Recently we visited DC to celebrate the Bat Mitzvah of the child that Adam used to manny for. It was a wonderful day and I was probably a little too hormonal to be witnessing any type of rite of passage (I was teary the whole time). The best part of the day was getting to see her whole “village” there to celebrate her transition into adulthood. Adam was an important part of her village when she was three years old and has remained part of the family. Watching the community of people that her parents were able to create for her definitely got me thinking and appreciating our little village.

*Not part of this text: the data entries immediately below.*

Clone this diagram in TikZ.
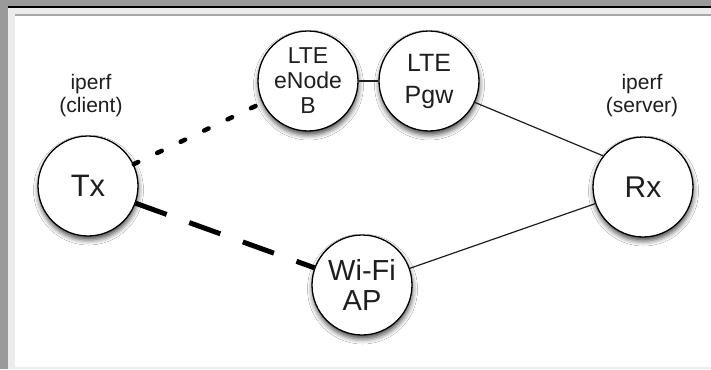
\documentclass[tikz,border=0pt]{standalone}
\usepackage{fontspec}
\setmainfont{Liberation Sans}
\usetikzlibrary{shadows.blur}
\definecolor{framegray}{HTML}{9A9A9A}
\definecolor{framelight}{HTML}{ECECEC}
\definecolor{frameline}{HTML}{A8A8A8}
\definecolor{inktext}{HTML}{1E1E1E}
\begin{document}
\begin{tikzpicture}[x=1pt,y=-1pt,
  host/.style={circle,draw=black,line width=1.3pt,fill=white,
    minimum size=100pt,inner sep=0pt,align=center,text=inktext,
    blur shadow={shadow xshift=0.5pt,shadow yshift=-4pt,
      shadow blur radius=5pt,shadow opacity=70}},
  caption/.style={align=center,text=inktext,inner sep=0pt,
    font=\fontsize{21}{23}\selectfont},
  link/.style={line width=1.2pt,draw=inktext},
  dotlink/.style={line width=4.5pt,line cap=round,draw=black,
    dash pattern=on 5pt off 21pt},
  dashlink/.style={line width=5pt,draw=black,
    dash pattern=on 33pt off 24pt}
]
% window frame
\useasboundingbox (0,0) rectangle (711,369);
\fill[white] (0,0) rectangle (711,369);
\fill[framegray] (0,0) rectangle (711,6);
\fill[framegray] (0,0) rectangle (7.5,369);
\fill[black] (7.5,6) rectangle (711,8);
\fill[framelight] (7.5,8) rectangle (711,14);
\fill[framelight] (7.5,8) rectangle (15,369);
\fill[framelight] (7.5,366.5) rectangle (711,369);
\fill[frameline] (15,14) rectangle (711,16);

% captions
\node[caption] (clientcap) at (91,96) {iperf\\(client)};
\node[caption] (servercap) at (642,96) {iperf\\(server)};

% host centres
\coordinate (ctx) at (88,186);
\coordinate (cenb) at (308,81);
\coordinate (cpgw) at (429,81);
\coordinate (crx) at (643,187);
\coordinate (cwifi) at (362,285);

% hosts
\node[host,font=\fontsize{31}{33}\selectfont] (tx) at (ctx) {Tx};
\node[host,font=\fontsize{23}{25}\selectfont] (enb) at (cenb) {LTE\\eNode\\B};
\node[host,font=\fontsize{25}{32}\selectfont] (pgw) at (cpgw) {LTE\\Pgw};
\node[host,font=\fontsize{30}{32}\selectfont] (rx) at (crx) {Rx};
\node[host,font=\fontsize{29}{30}\selectfont] (wifi) at (cwifi) {Wi-Fi\\AP};

% links
\draw[dotlink] (tx) -- (enb);
\draw[dashlink] (tx) -- (wifi);
\draw[link] (enb) -- (pgw);
\draw[link] (pgw.-25) -- (rx.142);
\draw[link] (wifi) -- (rx);
\end{tikzpicture}
\end{document}
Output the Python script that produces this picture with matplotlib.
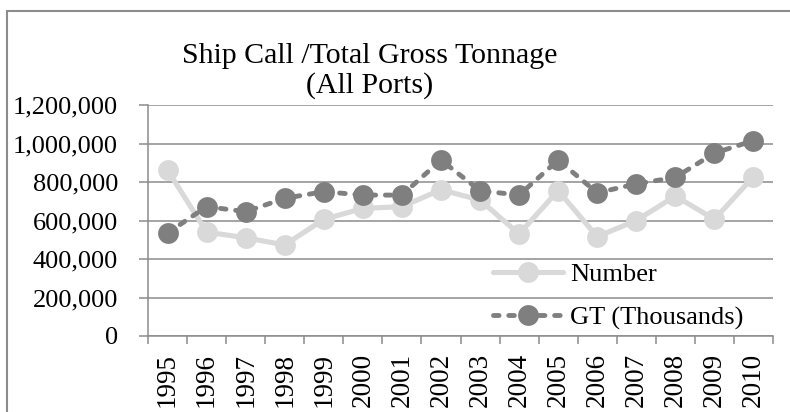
import matplotlib
matplotlib.use('Agg')
import matplotlib.pyplot as plt
from matplotlib.patches import Rectangle
from matplotlib.ticker import FuncFormatter

years = ['1995', '1996', '1997', '1998', '1999', '2000', '2001', '2002',
         '2003', '2004', '2005', '2006', '2007', '2008', '2009', '2010']
number = [862000, 540000, 510000, 473000, 606000, 663000, 672000, 760000,
          706000, 530000, 755000, 516000, 600000, 727000, 606000, 828000]
gt_thousands = [535000, 672000, 646000, 715000, 750000, 732000, 732000, 914000,
                755000, 732000, 914000, 744000, 790000, 824000, 950000, 1015000]

plt.rcParams['font.family'] = ['Liberation Serif', 'DejaVu Serif']
plt.rcParams['lines.scale_dashes'] = False

grey = '#8c8c8c'
light = '#d9d9d9'
dark = '#7f7f7f'

fig = plt.figure(figsize=(7.9, 4.12), dpi=100)
ax = fig.add_axes([148/790, 1-336/412, 625/790, 231/412])

x = list(range(len(years)))
ax.plot(x, number, color=light, lw=3.7, marker='o', ms=15, mew=0,
        solid_capstyle='round', label='Number', zorder=3)
ax.plot(x, gt_thousands, color=dark, lw=3.5, marker='o', ms=15, mew=0,
        dashes=(4.0, 7.0), dash_capstyle='round', label='GT (Thousands)', zorder=4)

ax.set_xlim(-0.5, len(years) - 0.5)
ax.set_ylim(0, 1200000)
ax.set_yticks(range(0, 1200001, 200000))
ax.yaxis.set_major_formatter(FuncFormatter(lambda v, p: f'{int(v):,}'))
ax.grid(axis='y', color=grey, lw=1.1)
ax.set_axisbelow(True)

# category labels at centres, tick marks at the boundaries
ax.set_xticks(x)
ax.set_xticklabels(years, rotation=90)
ax.set_xticks([i - 0.5 for i in range(len(years) + 1)], minor=True)
ax.tick_params(axis='x', which='major', length=0, pad=12, labelsize=19.5)
ax.tick_params(axis='x', which='minor', length=6, width=1.1, color=grey)
ax.tick_params(axis='y', length=6.5, width=1.1, color=grey, pad=15, labelsize=19)

for side in ['top', 'right']:
    ax.spines[side].set_visible(False)
for side in ['left', 'bottom']:
    ax.spines[side].set_color(grey)
    ax.spines[side].set_linewidth(1.1)

ax.legend(loc='center left', bbox_to_anchor=(493/790, 1-296.5/412),
          bbox_transform=fig.transFigure, frameon=False, fontsize=19,
          handlelength=2.65, handletextpad=0.27, labelspacing=0.75,
          borderpad=0, borderaxespad=0)

fig.text(370/790, 1-63/412, 'Ship Call /Total Gross Tonnage', ha='center',
         va='baseline', fontsize=21.5)
fig.text(370/790, 1-93/412, '(All Ports)', ha='center', va='baseline', fontsize=21.5)

fig.add_artist(Rectangle((7/790, -0.1), 1.2, 1.1 - 11/412, transform=fig.transFigure,
                         fill=False, ec=grey, lw=1.5))

fig.savefig('out.png', dpi=100)
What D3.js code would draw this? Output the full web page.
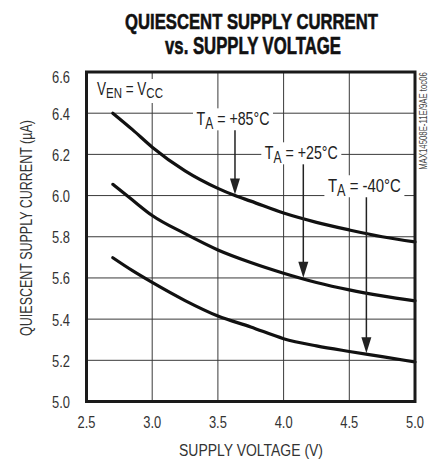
<!DOCTYPE html>
<html><head><meta charset="utf-8">
<script src="https://cdn.jsdelivr.net/npm/d3@7"></script>
<style>body{margin:0;background:#fff}</style>
</head><body><svg id="c" width="443" height="464"></svg>
<script>
// ---- data ----
const xTickValues = [2.5, 3.0, 3.5, 4.0, 4.5, 5.0];
const yTickValues = [5.0, 5.2, 5.4, 5.6, 5.8, 6.0, 6.2, 6.4, 6.6];
const seriesLabels = ["+85°C", "+25°C", "-40°C"];

const voltage85 = [2.70, 2.85, 3.00, 3.25, 3.50, 3.63, 3.75, 4.00, 4.25, 4.50, 4.75, 5.00];
const current85 = [6.400, 6.320, 6.235, 6.120, 6.035, 6.000, 5.973, 5.915, 5.870, 5.833, 5.800, 5.775];

const voltage25 = [2.70, 2.85, 3.00, 3.25, 3.50, 3.75, 4.00, 4.25, 4.50, 4.75, 5.00];
const current25 = [6.055, 5.978, 5.903, 5.815, 5.736, 5.675, 5.623, 5.578, 5.542, 5.513, 5.489];

const voltageM40 = [2.70, 2.85, 3.00, 3.25, 3.50, 3.75, 4.00, 4.25, 4.50, 4.75, 5.00];
const currentM40 = [5.698, 5.635, 5.578, 5.490, 5.415, 5.362, 5.305, 5.270, 5.243, 5.218, 5.192];

const arrowVoltage = [3.63, 4.15, 4.63];   // where each label's arrow points
const labelCurrent = [6.375, 6.21, 6.05];  // vertical centre of each label (data units)

// ---- layout ----
const FONT = "'Liberation Sans Narrow','Liberation Sans',Arial,sans-serif";
const plot = {left: 86.5, right: 415, top: 72, bottom: 401.5};
const x = d3.scaleLinear().domain([2.5, 5.0]).range([plot.left, plot.right]);
const y = d3.scaleLinear().domain([5.0, 6.6]).range([plot.bottom, plot.top]);
const svg = d3.select("#c");
const tickK = 0.76;

function fitText(parent, opt, build) {
  const g = parent.append("g");
  const t = g.append("text").attr("x", 0).attr("y", 0)
    .attr("text-anchor", opt.anchor || "middle")
    .attr("font-family", FONT)
    .attr("font-size", opt.size)
    .attr("font-weight", opt.weight || "normal")
    .attr("fill", opt.fill || "#222");
  if (opt.stroke) t.attr("stroke", opt.fill).attr("stroke-width", opt.stroke);
  build(t);
  let k = opt.k || 1;
  if (opt.width) k = opt.width / t.node().getBBox().width;
  g.attr("transform", `translate(${opt.x},${opt.y}) rotate(${opt.rotate || 0}) scale(${k},1)`);
  return g;
}

// ---- title ----
fitText(svg, {x: 251.5, y: 28.5, size: 23, weight: "bold", fill: "#111", stroke: 0.6, width: 253},
  t => t.text("QUIESCENT SUPPLY CURRENT"));
fitText(svg, {x: 253, y: 53.5, size: 23, weight: "bold", fill: "#111", stroke: 0.6, width: 176},
  t => t.text("vs. SUPPLY VOLTAGE"));

// ---- gridlines ----
const grid = svg.append("g");
grid.selectAll(".gx").data(xTickValues).join("line")
  .attr("x1", d => x(d)).attr("x2", d => x(d))
  .attr("y1", plot.top).attr("y2", plot.bottom)
  .attr("stroke", "#3a3a3a").attr("stroke-width", 1);
grid.selectAll(".gy").data(yTickValues).join("line")
  .attr("y1", d => y(d)).attr("y2", d => y(d))
  .attr("x1", plot.left).attr("x2", plot.right)
  .attr("stroke", "#3a3a3a").attr("stroke-width", 1);

// ---- tick labels ----
const fmt = d3.format(".1f");
yTickValues.forEach(v => {
  fitText(svg, {x: 70, y: Math.max(y(v), plot.top + 4) + 6.5, size: 17, anchor: "end", k: tickK, fill: "#333"},
    t => t.text(fmt(v)));
});
xTickValues.forEach(v => {
  fitText(svg, {x: x(v), y: plot.bottom + 26, size: 17, anchor: "middle", k: tickK, fill: "#333"},
    t => t.text(fmt(v)));
});

// ---- axis titles ----
fitText(svg, {x: 251, y: 455.5, size: 17, width: 144, fill: "#333"},
  t => t.text("SUPPLY VOLTAGE (V)"));
fitText(svg, {x: 31.5, y: 228, size: 17, width: 216, rotate: -90, fill: "#333"},
  t => t.text("QUIESCENT SUPPLY CURRENT (µA)"));
fitText(svg, {x: 427, y: 121, size: 11, width: 98, rotate: -90, fill: "#444"},
  t => t.text("MAX14508E-11E/9AE toc06"));

// ---- series ----
const series = [
  {v: voltage85, c: current85},
  {v: voltage25, c: current25},
  {v: voltageM40, c: currentM40}
];
function interp(s, v) {
  const i = d3.bisectLeft(s.v, v);
  const a = Math.max(0, i - 1), b = Math.min(s.v.length - 1, i);
  if (a === b) return s.c[a];
  const f = (v - s.v[a]) / (s.v[b] - s.v[a]);
  return s.c[a] + f * (s.c[b] - s.c[a]);
}
const boxLayer = svg.append("g");
const curveLayer = svg.append("g");
const labelLayer = svg.append("g");

// V_EN = V_CC
fitText(labelLayer, {x: 97, y: 95, size: 18, anchor: "start", width: 66, fill: "#222"}, t => {
  t.append("tspan").text("V");
  t.append("tspan").attr("font-size", "0.85em").attr("dy", 3).text("EN");
  t.append("tspan").attr("dy", -3).text(" = V");
  t.append("tspan").attr("font-size", "0.85em").attr("dy", 3).text("CC");
});
boxLayer.append("rect").attr("x", 94).attr("y", 79).attr("width", 72).attr("height", 24).attr("fill", "#fff");

const line = d3.line().x(d => x(d[0])).y(d => y(d[1])).curve(d3.curveMonotoneX);
series.forEach(s => {
  curveLayer.append("path").attr("d", line(s.v.map((v, i) => [v, s.c[i]])))
    .attr("fill", "none").attr("stroke", "#111").attr("stroke-width", 3.2)
    .attr("stroke-linecap", "round").attr("stroke-linejoin", "round");
});

seriesLabels.forEach((lab, i) => {
  const cx = x(arrowVoltage[i]) - 2;
  const cy = y(labelCurrent[i]);
  fitText(labelLayer, {x: cx, y: cy + 6.5, size: 19, anchor: "middle", width: 73, fill: "#222"}, t => {
    t.append("tspan").text("T");
    t.append("tspan").attr("font-size", "0.85em").attr("dy", 4).text("A");
    t.append("tspan").attr("dy", -4).text(" = " + lab);
  });
  boxLayer.append("rect").attr("x", cx - 40).attr("y", cy - 10).attr("width", 80).attr("height", 22).attr("fill", "#fff");
  const ax = x(arrowVoltage[i]);
  const tipY = y(interp(series[i], arrowVoltage[i])) - 1;
  const startY = cy + 12;
  curveLayer.append("line").attr("x1", ax).attr("x2", ax).attr("y1", startY).attr("y2", tipY - 12)
    .attr("stroke", "#222").attr("stroke-width", 1.5);
  curveLayer.append("path")
    .attr("d", `M${ax - 5},${tipY - 16} L${ax + 5},${tipY - 16} L${ax},${tipY} Z`)
    .attr("fill", "#222");
});

// ---- frame ----
svg.append("rect").attr("x", plot.left).attr("y", plot.top)
  .attr("width", plot.right - plot.left).attr("height", plot.bottom - plot.top)
  .attr("fill", "none").attr("stroke", "#1a1a1a").attr("stroke-width", 3);
</script>
</body></html>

We are fortunate to live near lots of family. Ellis’ grandparents live just a few houses away. Uncle Danny and “Uncle” Brenda are just down the road, And Uncle Andy, Aunt Stacy and Cousin Blake will become our neighbors in the next few months. But we are doubly blessed to have a lot of “like-family” people in our lives too. One of Calvin’s Godmothers, Maggie, is always available to hold Cal when we are down a set of hands and need to put big brother to bed. Our 88 year old neighbor is just steps away and she reads with Ellis every Wednesday (and I get to relax and read my own book during their reading dates). These small interactions are huge helps in our life. Our village is definitely instrumental in raising our children.
Building our village hasn’t always been easy, especially since we live in the middle of nowhere and we moved here just before we started having kids. At the beginning of parenting we found our village in unexpected places. For a while when Ellis was little our village was the kind employees of the Habitat for Humanity store who would let Ellis push the dolly around when I really needed a break. I was very grateful for the kindness of virtual strangers on days that Adam was out of town for work and I just needed someone else to interact with my child for a few minutes.
Nowadays our village is more intentional. We ended up creating a great playgroup with kids from our local library. It is fantastic to have parent friends who are in the same moment of the trenches. I am sure that the couple of hours a week that Ellis is able to play with his peers benefits him, but truly playgroup is as much for me as it is for Ellis. I need to check in with other moms and dads to stay sane. It takes a village to raise a child and a mama.